In June 2021, Dr. Vernon Burton, professor of history at Clemson University and author of “The Age Of Lincoln, along with a recently released book on race and the Supreme Court, re-started the lecture series with a keynote address at the groundbreaking and ribbon cutting of Phases 1` and 2 of the Center.

The history behind the History Center

A group of local Fayetteville residents originally got the project off the ground by successfully getting a $1 million planning grant from the N.C. General Assembly in 2007. With the funding, over the next few years, the board hired Germann & Associates, the Winslow Group and the Planning Edge, all of which have experience in museum startups, to assess existing resources, pursue community wide feedback and discussions and come up with a strategic and programming plan.

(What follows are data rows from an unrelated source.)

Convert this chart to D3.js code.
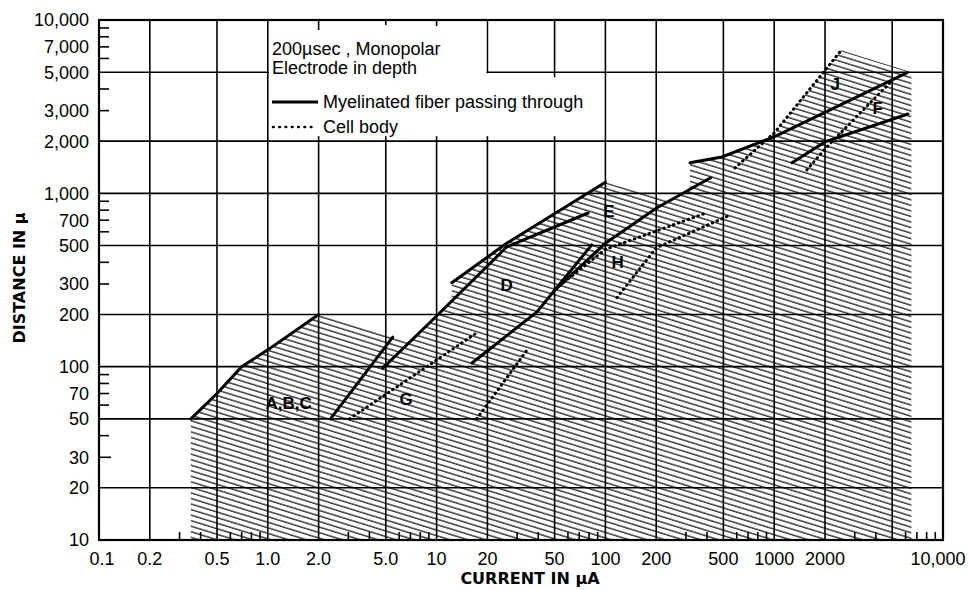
<!DOCTYPE html>
<html><head><meta charset="utf-8">
<script src="https://cdn.jsdelivr.net/npm/d3@7"></script>
<style>body{margin:0;background:#fff}svg{display:block}</style>
</head><body>
<svg id="c" width="970" height="590"></svg>
<script>
// ---------- data ----------
const xGridValues = [0.2,0.5,1,2,5,10,20,50,100,200,500,1000,2000,5000];
const yGridValues = [20,50,100,200,500,1000,2000,5000];
const xLabelValues = [0.1,0.2,0.5,1,2,5,10,20,50,100,200,500,1000,2000,10000];
const xLabelTexts  = ["0.1","0.2","0.5","1.0","2.0","5.0","10","20","50","100","200","500","1000","2000","10,000"];
const yLabelValues = [10000,7000,5000,3000,2000,1000,700,500,300,200,100,70,50,30,20,10];
const yLabelTexts  = ["10,000","7,000","5,000","3,000","2,000","1,000","700","500","300","200","100","70","50","30","20","10"];
const xMinorTicks = [0.3,0.4,0.6,0.7,0.8,0.9,3,4,6,7,8,9,30,40,60,70,80,90,300,400,600,700,800,900,3000,4000,6000,7000,8000,9000];
const yMinorTicks = [30,40,60,70,80,90,300,400,600,700,800,900,3000,4000,6000,7000,8000,9000];

// solid curves (myelinated fiber passing through): [current µA, distance µ]
const curveABC        = [[0.35,50],[0.5,70],[0.7,100],[1.0,125],[2.0,200]];
const curveG          = [[2.35,50],[5.5,148]];
const curveDUpper     = [[4.8,98],[10,196],[26,490],[79,770]];
const curveETop       = [[12.3,305],[26,515],[100,1160]];
const curveDLower     = [[16.2,105],[39.3,207],[83,504]];
const curveH          = [[50,275],[100,515],[200,820],[420,1230]];
const curveJ          = [[317,1500],[490,1620],[1000,2120],[6100,4950]];
const curveF          = [[1275,1500],[2000,1980],[6200,2870]];
// dotted curves (cell body)
const dotG            = [[3.05,50],[17,155]];
const dotD            = [[17.3,50],[35,128]];
const dotHUpper       = [[54,295],[100,475],[380,760]];
const dotHLower       = [[117,250],[200,485],[550,750]];
const dotJ            = [[585,1400],[1000,2230],[2500,6700]];
const dotF            = [[1560,1365],[2050,1850],[3850,3460],[5050,4510]];
// upper boundary of the hatched (excitable) region
const hatchEnvelope = [[0.35,10],[0.35,50],[0.5,70],[0.7,100],[1.0,125],[2.0,200],[5.5,148],[6.9,139],
  [10,196],[12.3,239],[12.3,305],[26,515],[100,1160],[235,905],[317,1056],[317,1500],[490,1620],
  [890,2030],[1000,2230],[2500,6700],[6500,5000],[6500,10]];
// region labels
const regionLabelTexts = ["A,B,C","G","D","E","H","J","F"];
const regionLabelPos   = [[1.33,62],[6.6,65],[26,295],[105,790],[118,400],[2300,4250],[4100,3100]];

// ---------- drawing ----------
const svg = d3.select("#c");
const x = d3.scaleLog().domain([0.1,10000]).range([99,943]);
const y = d3.scaleLog().domain([10,10000]).range([540,20]);
const line = d3.line().x(d=>x(d[0])).y(d=>y(d[1]));

const defs = svg.append("defs");
const pat = defs.append("pattern").attr("id","hatch").attr("patternUnits","userSpaceOnUse")
  .attr("width",20).attr("height",5.3).attr("patternTransform","rotate(17.2)");
pat.append("line").attr("x1",0).attr("x2",20).attr("y1",1).attr("y2",1)
  .attr("stroke","#000").attr("stroke-width",1.15);

// hatch
svg.append("path").attr("d", line(hatchEnvelope) + "Z").attr("fill","url(#hatch)");

// grid
const g = svg.append("g").attr("stroke","#000").attr("stroke-width",1.6);
xGridValues.forEach(v=>g.append("line").attr("x1",x(v)).attr("x2",x(v)).attr("y1",y(10000)).attr("y2",y(10)));
yGridValues.forEach(v=>g.append("line").attr("x1",x(0.1)).attr("x2",x(10000)).attr("y1",y(v)).attr("y2",y(v)));

// legend box (white) with stubs
const L = x(1)+1.2, R = x(100)-1.2, T = y(10000)+1, B = y(2000)-1.2, N = x(20)-1, NB = y(5000)+1;
svg.append("path").attr("d",`M${L},${T}H${N}V${NB}H${R}V${B}H${L}Z`).attr("fill","#fff");
const st = svg.append("g").attr("stroke","#000").attr("stroke-width",1.6);
[[2,10],[5,5],[10,6]].forEach(([v,l])=>st.append("line").attr("x1",x(v)).attr("x2",x(v)).attr("y1",y(10000)).attr("y2",y(10000)+l));
[2,5,10,20,50].forEach(v=>st.append("line").attr("x1",x(v)).attr("x2",x(v)).attr("y1",y(2000)).attr("y2",y(2000)-5));
st.append("line").attr("x1",x(50)).attr("x2",x(50)).attr("y1",y(5000)).attr("y2",y(5000)+5);

// border
svg.append("rect").attr("x",x(0.1)).attr("y",y(10000)).attr("width",x(10000)-x(0.1)).attr("height",y(10)-y(10000))
  .attr("fill","none").attr("stroke","#000").attr("stroke-width",2.2);

// minor ticks
const mt = svg.append("g").attr("stroke","#000").attr("stroke-width",1.6);
xMinorTicks.forEach(v=>mt.append("line").attr("x1",x(v)).attr("x2",x(v)).attr("y1",y(10)).attr("y2",y(10)-8));
yMinorTicks.forEach(v=>mt.append("line").attr("x1",x(0.1)).attr("x2",x(0.1)+(v===30?12:10)).attr("y1",y(v)).attr("y2",y(v)));

// tick labels
const lab = svg.append("g").attr("font-family","'Liberation Sans', Arial, sans-serif").attr("font-size",18).attr("fill","#000");
xLabelValues.forEach((v,i)=>lab.append("text").attr("x",x(v)+(i===0?3:(i===xLabelValues.length-1?-5:0))).attr("y",565).attr("text-anchor","middle").text(xLabelTexts[i]));
yLabelValues.forEach((v,i)=>lab.append("text").attr("x",89).attr("y",y(v)).attr("dy","0.36em").attr("text-anchor","end").text(yLabelTexts[i]));

// curves
const solids = [curveABC,curveG,curveDUpper,curveETop,curveDLower,curveH,curveJ,curveF];
const dots = [dotG,dotD,dotHUpper,dotHLower,dotJ,dotF];
solids.forEach(c=>svg.append("path").attr("d",line(c)).attr("fill","none").attr("stroke","#000").attr("stroke-width",3).attr("stroke-linecap","round"));
dots.forEach(c=>svg.append("path").attr("d",line(c)).attr("fill","none").attr("stroke","#000").attr("stroke-width",3)
  .attr("stroke-dasharray","0.6 4.6").attr("stroke-linecap","round"));

// region labels
const rl = svg.append("g").attr("font-family","'Liberation Sans', Arial, sans-serif").attr("font-size",17).attr("font-weight","bold");
regionLabelTexts.forEach((t,i)=>rl.append("text").attr("x",x(regionLabelPos[i][0])).attr("y",y(regionLabelPos[i][1]))
  .attr("text-anchor","middle").attr("dy","0.35em").text(t));

// legend
const lg = svg.append("g").attr("font-family","'Liberation Sans', Arial, sans-serif").attr("font-size",18);
lg.append("text").attr("x",272).attr("y",55).text("200µsec , Monopolar");
lg.append("text").attr("x",272).attr("y",74).text("Electrode in depth");
lg.append("line").attr("x1",272).attr("x2",318).attr("y1",102).attr("y2",102).attr("stroke","#000").attr("stroke-width",3);
lg.append("text").attr("x",323).attr("y",108).text("Myelinated fiber passing through");
lg.append("line").attr("x1",273).attr("x2",317).attr("y1",127).attr("y2",127).attr("stroke","#000").attr("stroke-width",2.6)
  .attr("stroke-dasharray","0.6 5.7").attr("stroke-linecap","round");
lg.append("text").attr("x",323).attr("y",133).text("Cell body");

// axis titles
const at = svg.append("g").attr("font-family","'DejaVu Sans', sans-serif").attr("font-size",16).attr("font-weight","bold");
at.append("text").attr("x",530).attr("y",584).attr("text-anchor","middle").text("CURRENT IN µA");
at.append("text").attr("transform","translate(25,278) rotate(-90)").attr("text-anchor","middle").text("DISTANCE IN µ");
</script>
</body></html>
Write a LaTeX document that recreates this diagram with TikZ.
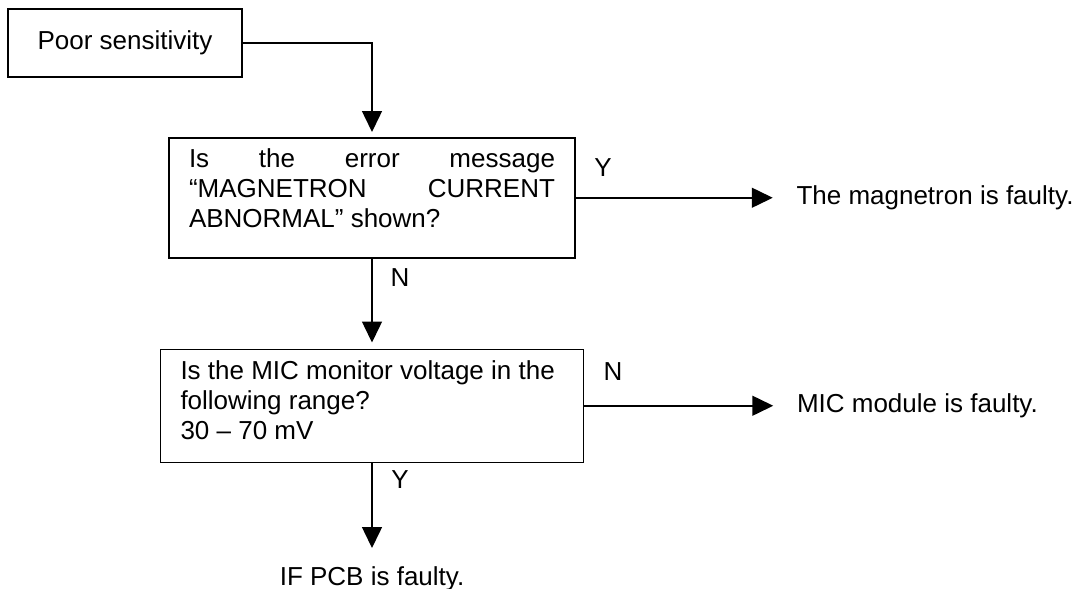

In addition to the programming and educational content mentioned earlier, the Center has constructed the VanStory History Village on the site of the Arsenal grounds.

The Village includes:

  • The Arsenal House, which was renovated primarily for K-12 students. It includes a classroom, a distance learning studio and a technical support room, all part of the Digital Education Outreach Center. The Outreach Center is an online educational resource to teach the history of the period before, during and after the Civil War to public school students across North Carolina. (The equipment within the distance learning studio is superior to that currently used by UNC Chapel Hill and NC State University and is on par with the equipment used by SAS Institute in Cary.)
  • The Culbreth House, which was renovated for higher education purposes. It will become the Center for the Study of the Civil War and Reconstruction in North Carolina. A catering kitchen and upstairs offices were added, as was a library, which will house an extensive collection of Civil War and Reconstruction books. It will be used as the offices for the Center’s Foundation.
  • The Davis House will be used to help interpret the site of the U.S. Arsenal (later a Confederate Arsenal), where it is situated.

Phase 2, still to be constructed, consists of a new outdoor education pavilion and the construction of a boardwalk which will run parallel to the remains of the Arsenal.